Health and Human Services Secretary Robert F. Kennedy Jr. demonstrated once again that he is unlike any Cabinet official this country has ever seen—calmly snatching two live, writhing snakes off a Florida patio with his bare hands while his wife pleaded with him in the background and Dr. Mehmet Oz looked on.
The clip, posted by Kennedy himself on his X account, shows the HHS Secretary approaching two black racer snakes sunning themselves on the patio of Oz’s Palm Beach-area beachfront home. Without hesitation, without gloves, and without shoes, Kennedy crouched down and grabbed both snakes simultaneously—all while flashing a grin at the camera.
“Cheryl cheerleads the removal of a pair of Black Racers from Dr. Oz’s patio,” Kennedy captioned the post with characteristic dry wit. For anyone who has seen his wife’s reaction in the video, the word “cheerleads” is doing considerable heavy lifting.
As Kennedy held the thrashing snakes aloft for the camera—the reptiles twisting, lunging, and appearing to bite at his hands—actress Cheryl Hines could be heard off-frame in a state of escalating alarm. “Bobby, why?” Hines can be heard saying. “Honey, let go.” Her appeals, it should be noted, went entirely unheeded.
At one point during the encounter, Dr. Oz—the celebrity physician and administrator of the Centers for Medicare and Medicaid Services—provided helpful context for the situation. “Well, they were having s–,” Oz is heard explaining in the clip, noting that the two snakes had apparently been in the middle of a very private moment before the Secretary of Health and Human Services intervened.

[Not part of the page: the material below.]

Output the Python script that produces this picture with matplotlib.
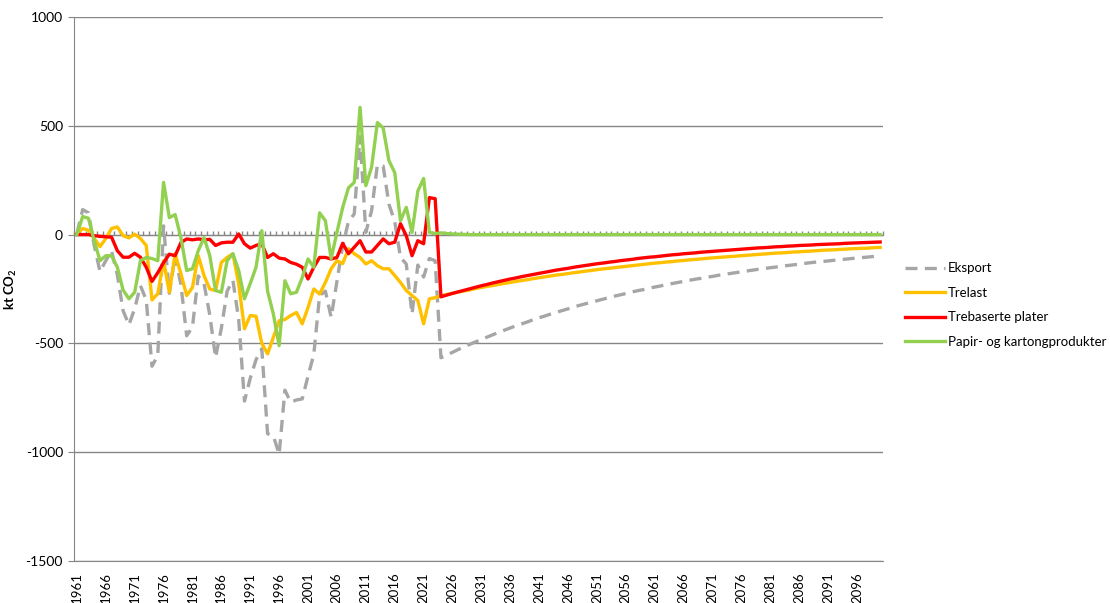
import numpy as np
import matplotlib
matplotlib.use("Agg")
import matplotlib.pyplot as plt

plt.rcParams['font.family'] = ['Lato', 'DejaVu Sans']
plt.rcParams['mathtext.fontset'] = 'custom'
plt.rcParams['mathtext.rm'] = 'Lato'
plt.rcParams['mathtext.bf'] = 'Lato:bold'
plt.rcParams['axes.unicode_minus'] = False

# år 1961-2100
aar = np.arange(1961, 2101)

# historiske tall 1961-2023 (kt CO2)
trelast_hist = [5, 28, 20, -18, -55, -18, 28, 35, -5, -15,
                2, -18, -50, -300, -272, -120, -265, -88, -180, -280,
                -243, -97, -188, -250, -257, -128, -105, -88, -227, -433,
                -372, -375, -500, -548, -472, -396, -390, -372, -358, -410,
                -335, -250, -273, -220, -157, -120, -133, -65, -88, -105,
                -135, -120, -143, -157, -157, -188, -220, -257, -280, -303,
                -410, -295, -290]
plater_hist = [0, 0, 0, -5, -8, -10, -12, -74, -104, -104,
               -86, -104, -150, -215, -175, -129, -90, -97, -37, -20,
               -24, -20, -24, -22, -50, -38, -35, -35, 3, -42,
               -62, -50, -42, -105, -88, -108, -112, -128, -136, -150,
               -204, -150, -105, -105, -112, -105, -40, -88, -58, -28,
               -80, -80, -50, -20, -42, -35, 50, -5, -97, -28,
               -42, 170, 165]
papir_hist = [0, 83, 75, -28, -120, -97, -97, -150, -255, -295,
              -265, -120, -105, -110, -120, 240, 78, 92, -14, -165,
              -157, -74, -14, -97, -257, -265, -120, -88, -165, -295,
              -225, -150, 18, -260, -365, -510, -212, -272, -265, -197,
              -112, -150, 100, 64, -110, 10, 125, 215, 240, 585,
              225, 310, 515, 490, 340, 285, 64, 125, 10, 200,
              258, 10, 5]
eksport_hist = [5, 115, 100, -50, -170, -120, -75, -185, -350, -415,
                -340, -235, -300, -605, -555, 40, -270, -95, -230, -465,
                -425, -190, -225, -370, -565, -430, -260, -210, -390, -765,
                -660, -575, -525, -915, -925, -1010, -715, -770, -760, -755,
                -650, -550, -280, -260, -380, -215, -50, 60, 95, 450,
                10, 110, 320, 315, 140, 60, -105, -135, -365, -140,
                -195, -110, -120]

# framskrivning 2024-2100
trelast_proj = [-281, -275, -270, -264, -259, -254, -248, -243, -238, -234,
                -229, -224, -220, -215, -211, -207, -202, -198, -194, -190,
                -186, -183, -179, -175, -172, -168, -165, -161, -158, -155,
                -152, -149, -146, -143, -140, -137, -134, -131, -129, -126,
                -124, -121, -119, -116, -114, -112, -109, -107, -105, -103,
                -101, -99, -97, -95, -93, -91, -89, -87, -85, -84,
                -82, -80, -79, -77, -76, -74, -72, -71, -70, -68,
                -67, -65, -64, -63, -62, -60, -59]
plater_proj = [-286, -278, -270, -263, -256, -249, -242, -235, -229, -222,
               -216, -210, -204, -199, -193, -188, -183, -178, -173, -168,
               -163, -159, -155, -150, -146, -142, -138, -134, -131, -127,
               -124, -120, -117, -114, -110, -107, -104, -102, -99, -96,
               -93, -91, -88, -86, -84, -81, -79, -77, -75, -73,
               -71, -69, -67, -65, -63, -61, -60, -58, -56, -55,
               -53, -52, -50, -49, -48, -46, -45, -44, -43, -42,
               -40, -39, -38, -37, -36, -35, -34]
papir_proj = [8, 5, 3, 2, 1] + [0] * 72
eksport_proj = [-566, -553, -541, -528, -516, -504, -493, -482, -471, -460,
                -449, -439, -429, -419, -410, -401, -391, -382, -374, -365,
                -357, -349, -341, -333, -325, -318, -311, -304, -297, -290,
                -283, -277, -271, -264, -258, -253, -247, -241, -236, -230,
                -225, -220, -215, -210, -205, -201, -196, -192, -187, -183,
                -179, -175, -171, -167, -163, -159, -156, -152, -149, -145,
                -142, -139, -136, -132, -129, -126, -124, -121, -118, -115,
                -113, -110, -108, -105, -103, -100, -98]

eksport = eksport_hist + eksport_proj
trelast = trelast_hist + trelast_proj
plater = plater_hist + plater_proj
papir = papir_hist + papir_proj

serier = ['Eksport', 'Trelast', 'Trebaserte plater', 'Papir- og kartongprodukter']
farger = ['#A6A6A6', '#FFC000', '#FF0000', '#92D050']
grid_farge = '#868686'

fig = plt.figure(figsize=(11.10, 6.03), dpi=100)
ax = fig.add_axes([74 / 1110, 1 - 561 / 603, 809 / 1110, 544 / 603])

linjer = []
for navn, verdier, farge in zip(serier, [eksport, trelast, plater, papir], farger):
    ln, = ax.plot(aar, verdier, color=farge, lw=2.4, label=navn, zorder=3)
    linjer.append(ln)
linjer[0].set_dashes((3.6, 2.2))

ax.set_xlim(1960.5, 2100.5)
ax.set_ylim(-1500, 1000)
ax.set_yticks([-1500, -1000, -500, 0, 500, 1000])
ax.set_xticks(aar[::5])
ax.set_xticklabels([str(a) for a in aar[::5]], rotation=90)
ax.yaxis.grid(True, color=grid_farge, lw=1)
ax.set_axisbelow(True)

for s in ['top', 'right']:
    ax.spines[s].set_visible(False)
ax.spines['left'].set_color(grid_farge)
ax.spines['bottom'].set_color(grid_farge)
ax.tick_params(axis='x', length=0, labelsize=9.5, pad=8)
ax.tick_params(axis='y', length=4, color=grid_farge, labelsize=10, pad=4)

# kategoriakse ved null med små streker for hvert år
null_akse = ax.secondary_xaxis(0.6)
null_akse.set_xticks(np.arange(1960.5, 2101, 1))
null_akse.tick_params(length=3, color=grid_farge, width=1,
                      labeltop=False, labelbottom=False)
for s in null_akse.spines.values():
    s.set_color(grid_farge)

ax.set_ylabel(r'kt CO$_\mathbf{2}$', fontweight='bold', fontsize=9.5)
ax.yaxis.set_label_coords(-0.068, 0.5)

fig.legend(handles=linjer, loc='center left', bbox_to_anchor=(905 / 1110, 1 - 305 / 603),
           frameon=False, fontsize=9.5, handlelength=3.0, handletextpad=0.25,
           labelspacing=0.95, borderpad=0, borderaxespad=0)

fig.savefig('out.png', dpi=100)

None of this appeared to give Kennedy the slightest pause. The man who runs the nation’s largest health agency held the agitated reptiles up for the camera with the relaxed confidence of someone who does this sort of thing regularly. He was barefoot. He was smiling. He was, by all appearances, having a wonderful time.
The video spread across social media at remarkable speed, racking up millions of views within hours of being posted. Reactions ranged from pure amusement to genuine disbelief and everything in between. Supporters of Kennedy praised his fearlessness and the refreshing authenticity of a Cabinet secretary who posts videos of himself wrangling snakes on a Tuesday afternoon.
According to the Florida Museum of Natural History, North American black racer snakes pose no danger to people or pets. They are, however, known to bite in self-defense—which the snakes in the video appeared to do with some enthusiasm. Kennedy, unfazed, held on.
It is worth noting that this is far from the most unusual wildlife encounter in Kennedy’s personal history. The HHS Secretary has become something of a legend for his relationship with the animal kingdom, a résumé that includes, but is not limited to, a well-documented 2014 incident in which he removed a deceased bear cub from the woods, stashed its carcass in Central Park, and posed for photographs with his hand in the dead animal’s mouth. It was, he later explained, all perfectly reasonable given the circumstances.
For his supporters, Tuesday’s snake video is simply more evidence of the genuine, unvarnished character of a man who has never been particularly interested in performing the polished, buttoned-up role of a traditional Washington official. Kennedy is a former environmental lawyer, lifelong outdoorsman, and outspoken advocate for living close to nature. Catching a pair of snakes barehanded at a colleague’s beach house is, in that context, barely newsworthy.
For the critics and pearl-clutchers of Washington’s political class, the video has provided yet another opportunity for the kind of breathless commentary that Kennedy himself appears thoroughly unbothered by. The left, which has spent years attempting to paint Kennedy as a fringe figure, found itself in the awkward position of writing think pieces about whether his barefoot snake-handling carries deeper symbolic meaning.
Dr. Oz, for his part, has not yet issued a formal statement on the state of his patio’s snake population—though it appears Secretary Kennedy has the situation well in hand.
In Washington, Cabinet secretaries attend briefings, hold press conferences, and navigate the grinding machinery of federal bureaucracy. Kennedy does all of that too — and then, apparently, drives down to Palm Beach on a Tuesday and removes reptiles from the CMS administrator’s beach house with his bare hands.
The snakes were released unharmed. Kennedy’s hands appear to have survived as well. Cheryl Hines, however, may need a moment.